IN Brief:
- Sigma Advanced Systems has signed a seven-year agreement with Rolls-Royce valued at nearly £300m, or around ₹3,800 crore.
- The company will manufacture high-precision, safety-critical components and assemblies for Rolls-Royce aerospace programmes.
- The work will be delivered through Sigma’s India–UK manufacturing network, strengthening its role in global aerospace supply chains.
Sigma Advanced Systems has signed a seven-year agreement with Rolls-Royce to manufacture and supply aerospace components, expanding the Hyderabad-based company’s role in high-value defence and aerospace manufacturing.
The agreement is valued at nearly £300m, or around ₹3,800 crore, and covers a portfolio of high-precision engineered components and safety-critical assemblies for Rolls-Royce aerospace programmes. Production will be delivered through Sigma’s manufacturing network across India and the UK.
The contract gives Sigma a long-duration work package tied to one of the world’s major aerospace propulsion groups. Multi-year component agreements of this kind support investment in specialist processes, inspection capability, workforce training, and programme-level manufacturing capacity.

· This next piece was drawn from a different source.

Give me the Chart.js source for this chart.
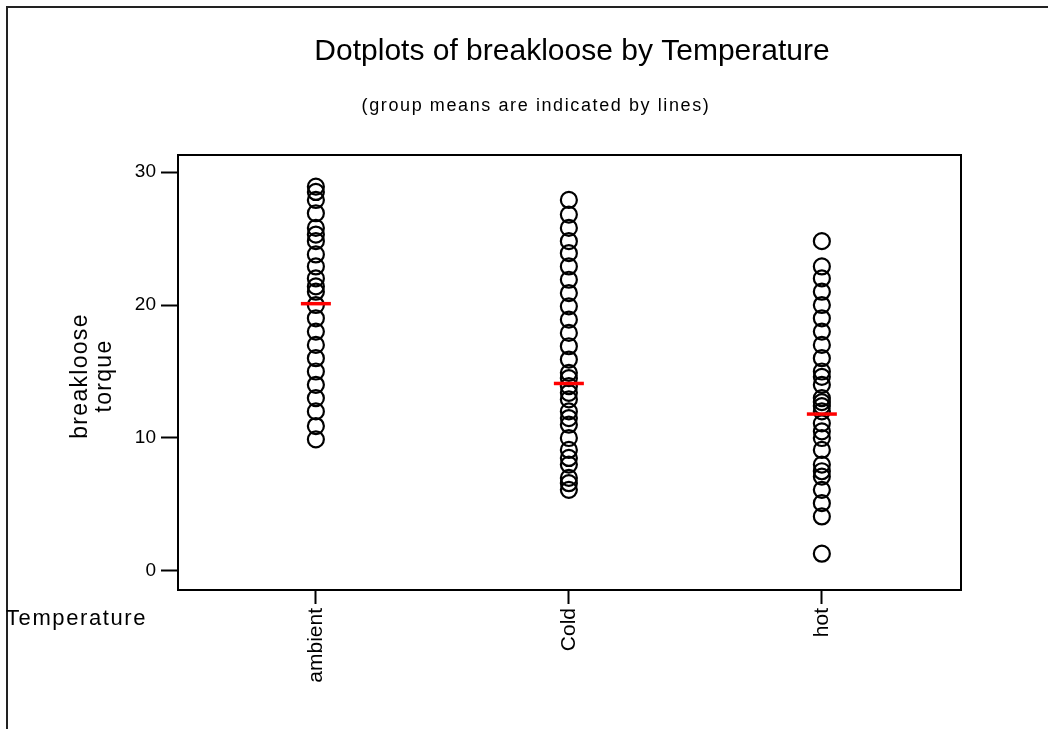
<!DOCTYPE html>
<html>
<head>
<meta charset="utf-8">
<script src="https://cdn.jsdelivr.net/npm/chart.js@4.4.1/dist/chart.umd.min.js"></script>
<style>
html,body{margin:0;padding:0;background:#fff;}
#wrap{position:relative;width:1048px;height:729px;}
</style>
</head>
<body>
<div id="wrap"><canvas id="c" width="1048" height="729"></canvas></div>
<script>
const categories = ["ambient", "Cold", "hot"];
const ambientValues = [9.9, 10.9, 12.0, 13.0, 14.0, 15.0, 16.0, 17.0, 18.0, 19.0, 20.0, 21.0, 21.4, 22.0, 22.9, 23.8, 24.8, 25.3, 25.8, 26.9, 27.9, 28.5, 28.9];
const coldValues = [6.1, 6.6, 7.0, 8.0, 8.5, 9.1, 10.0, 11.0, 11.5, 12.0, 12.9, 13.4, 13.9, 14.5, 14.9, 15.9, 16.9, 17.9, 18.9, 19.9, 20.9, 21.9, 22.9, 23.9, 24.8, 25.8, 26.8, 27.9];
const hotValues = [1.3, 4.1, 5.1, 6.1, 7.1, 7.5, 8.0, 9.1, 10.0, 10.5, 11.1, 12.0, 12.4, 12.7, 13.0, 14.0, 14.6, 15.0, 16.0, 17.0, 18.0, 19.0, 20.0, 21.0, 22.0, 22.9, 24.8];
const groupMeans = [20.1, 14.1, 11.8];
const yTicks = [0, 10, 20, 30];

const FONT = "Arial, 'Liberation Sans', sans-serif";
const groups = [ambientValues, coldValues, hotValues];
const dotData = [];
groups.forEach((vals, i) => vals.forEach(v => dotData.push({x: i, y: v})));
const meanData = groupMeans.map((m, i) => ({x: i, y: m}));

function spacedText(ctx, text, x, y, spacing) {
  if ('letterSpacing' in ctx) {
    ctx.letterSpacing = spacing + 'px';
    ctx.fillText(text, x, y);
    ctx.letterSpacing = '0px';
  } else {
    ctx.fillText(text, x, y);
  }
}

const decor = {
  id: 'decor',
  beforeDraw(chart) {
    const ctx = chart.ctx;
    ctx.save();
    ctx.fillStyle = '#fff';
    ctx.fillRect(0, 0, chart.width, chart.height);
    ctx.restore();
  },
  afterDraw(chart) {
    const ctx = chart.ctx;
    const a = chart.chartArea;
    ctx.save();
    // figure frame (left + top)
    ctx.strokeStyle = '#222';
    ctx.lineWidth = 2;
    ctx.beginPath();
    ctx.moveTo(7, 729);
    ctx.lineTo(7, 7);
    ctx.lineTo(1048, 7);
    ctx.stroke();
    // plot box
    ctx.strokeStyle = '#000';
    ctx.lineWidth = 2;
    ctx.strokeRect(a.left, a.top, a.right - a.left, a.bottom - a.top);
    // titles
    ctx.fillStyle = '#000';
    ctx.textAlign = 'center';
    ctx.textBaseline = 'alphabetic';
    ctx.font = '30px ' + FONT;
    ctx.fillText('Dotplots of breakloose by Temperature', 572, 60);
    ctx.font = '18px ' + FONT;
    spacedText(ctx, '(group means are indicated by lines)', 536, 111, 1.6);
    // y label
    ctx.save();
    ctx.translate(0, 376);
    ctx.rotate(-Math.PI / 2);
    ctx.font = '23px ' + FONT;
    ctx.textBaseline = 'middle';
    spacedText(ctx, 'breakloose', 0, 81, 1.3);
    spacedText(ctx, 'torque', 0, 105, 1.3);
    ctx.restore();
    // x group label
    ctx.textAlign = 'left';
    ctx.textBaseline = 'middle';
    ctx.font = '22px ' + FONT;
    spacedText(ctx, 'Temperature', 6, 619, 1.6);
    ctx.restore();
  }
};

new Chart(document.getElementById('c'), {
  type: 'scatter',
  data: {
    datasets: [
      {
        label: 'breakloose',
        data: dotData,
        pointStyle: 'circle',
        pointRadius: 8,
        pointHoverRadius: 8,
        pointBorderWidth: 2.2,
        borderColor: '#000',
        backgroundColor: 'rgba(0,0,0,0)',
        order: 2
      },
      {
        label: 'mean',
        data: meanData,
        pointStyle: 'line',
        pointRadius: 15,
        pointHoverRadius: 15,
        pointBorderWidth: 3.5,
        borderColor: '#ff0000',
        backgroundColor: '#ff0000',
        order: 1
      }
    ]
  },
  options: {
    responsive: false,
    animation: false,
    events: [],
    layout: {padding: {left: 118, right: 87, top: 155, bottom: 39}},
    plugins: {legend: {display: false}, tooltip: {enabled: false}, title: {display: false}},
    scales: {
      x: {
        type: 'linear',
        min: -0.545,
        max: 2.55,
        afterBuildTicks(scale) { scale.ticks = categories.map((c, i) => ({value: i})); },
        afterFit(scale) { scale.height = 100; },
        ticks: {
          callback: (v) => categories[v] !== undefined ? categories[v] : '',
          minRotation: 90,
          maxRotation: 90,
          autoSkip: false,
          padding: 4,
          color: '#000',
          font: {family: FONT, size: 21}
        },
        grid: {drawOnChartArea: false, drawTicks: true, tickLength: 14, tickWidth: 2, tickColor: '#000'},
        border: {display: true, color: '#000', width: 2}
      },
      y: {
        type: 'linear',
        min: -1.43,
        max: 31.28,
        afterBuildTicks(scale) { scale.ticks = yTicks.map(v => ({value: v})); },
        afterFit(scale) { scale.width = 60; },
        ticks: {
          color: '#000',
          padding: 5,
          font: {family: FONT, size: 19}
        },
        grid: {drawOnChartArea: false, drawTicks: true, tickLength: 17, tickWidth: 2, tickColor: '#000'},
        border: {display: true, color: '#000', width: 2}
      }
    }
  },
  plugins: [decor]
});
</script>
</body>
</html>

Sigma has been expanding across defence and aerospace systems, avionics, naval systems, radar, torpedo systems, communications, submarine platforms, and counter-uncrewed aerial systems. The Rolls-Royce agreement places the company deeper into aerospace supply chains where tolerances, traceability, documentation, and repeatable quality control set the commercial standard.
India–UK production model
Aerospace component work carries a different production burden from general engineering. Parts and assemblies must meet strict process controls, repeatable inspection requirements, and long-term configuration management, particularly when they feed into safety-critical systems.
Sigma’s dual manufacturing footprint gives the company a route to combine India-based production scale with UK proximity to customer engineering, programme governance, and established aerospace supply-chain practices. That model can support cost efficiency while retaining access to qualification, customer oversight, and specialist manufacturing knowledge.
Seven-year agreements also expose suppliers to sustained performance scrutiny. Delivery reliability, non-conformance management, special process control, and quality stability during scale-up will shape the contract’s long-term value.
Aerospace supply-chain positioning
The agreement reflects India’s growing role in complex aerospace manufacture. Indian suppliers are increasingly being assessed on their ability to hold larger work packages, maintain certification discipline, and support global OEM programmes rather than simply provide lower-cost machining capacity.
That raises the requirements on local supplier ecosystems. Advanced materials, qualified treatments, controlled production environments, electronic and mechanical integration, and audit-ready documentation all become part of the delivery chain. The Rolls-Royce contract gives Sigma a stronger position in that structure, while placing the company under the performance pressures that come with being a more embedded aerospace manufacturing partner.